Drawing the album near a close in “peace,” she names her own strength and hopes that it might be enough: “But I’m a fire and I’ll keep your brittle heart warm…would it be enough If I could never give you peace?” She knows in this song that she is a person in perpetual motion, a person for whom the ups and downs of life are inevitable, and a person who simply wants to be seen and loved. Who among us doesn’t want that? And finally, in “hoax,” she seems to be ready to accept the imperfection of life, and ask whether anyone will simply walk into that imperfection with her.
This album should—must—be remembered as something more than a quarantine project by a global superstar.
From regret to reclamation, relinquishment to resolve. There is a movement in this work that may be a projection on my part; it may be that my experience of this album is colored by what I needed at this very moment. But, isn’t that what great music does? It offers something to everyone, whether that something is clear and intended, or vague and misunderstood. One thing is for certain: this album should—must—be remembered as something more than a quarantine project by a global superstar with tremendous help from other musical powerhouses (The influence of Bon Iver, Jack Antonoff and Aaron Dessner influence is clear and palpable).
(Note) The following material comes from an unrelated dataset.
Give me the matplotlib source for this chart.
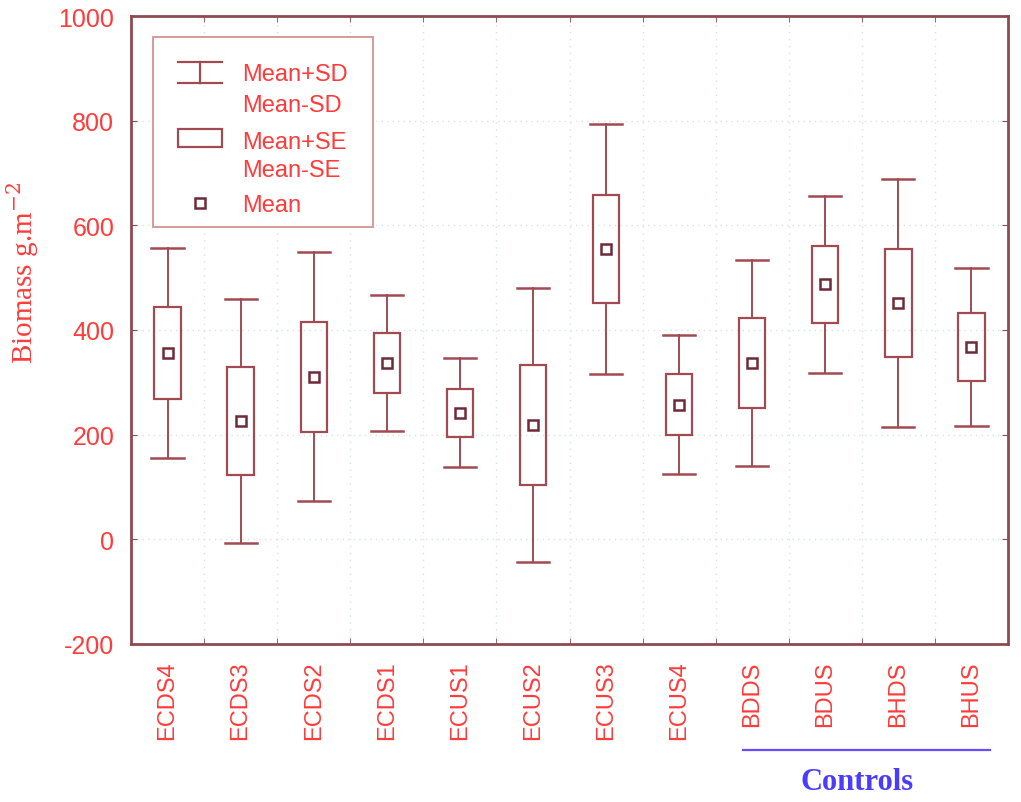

Further, it’s more than Taylor Swift’s “indie” effort. It is, in a word, brave—it faces the tone of lament and longing heroically. Without resolving to a brighter, poppier version of the Taylor Swift we know, it leaves me with a sense of hope.
For my part, I’d pay attention to what Swift has called the “Teenage Love Triangle” songs: “cardigan,” “august” and “betty.” The sequence reveals yet again Swift’s ability as a masterful storyteller. Pay attention also to the geography of the lyrics, and use them to recall your own sacred places and haunted houses. Even ponder the album cover, which shows Swift standing minuscule in the midst of hundreds-of-years-old trees.
Ultimately, these aren’t anthems or sing-along-songs. These aren’t really tracks to be memorized in the way we might memorize “Love Story” or “Shake It Off.” In the midst of the hot summer, a terrible year, and so much uncertainty, I suggest that you let this album do something that transcends even Taylor Swift. Let it make you feel something and, maybe, come alive again. It is both an escape and a confrontation, and for that, will undoubtedly serve as a good guide for me these days.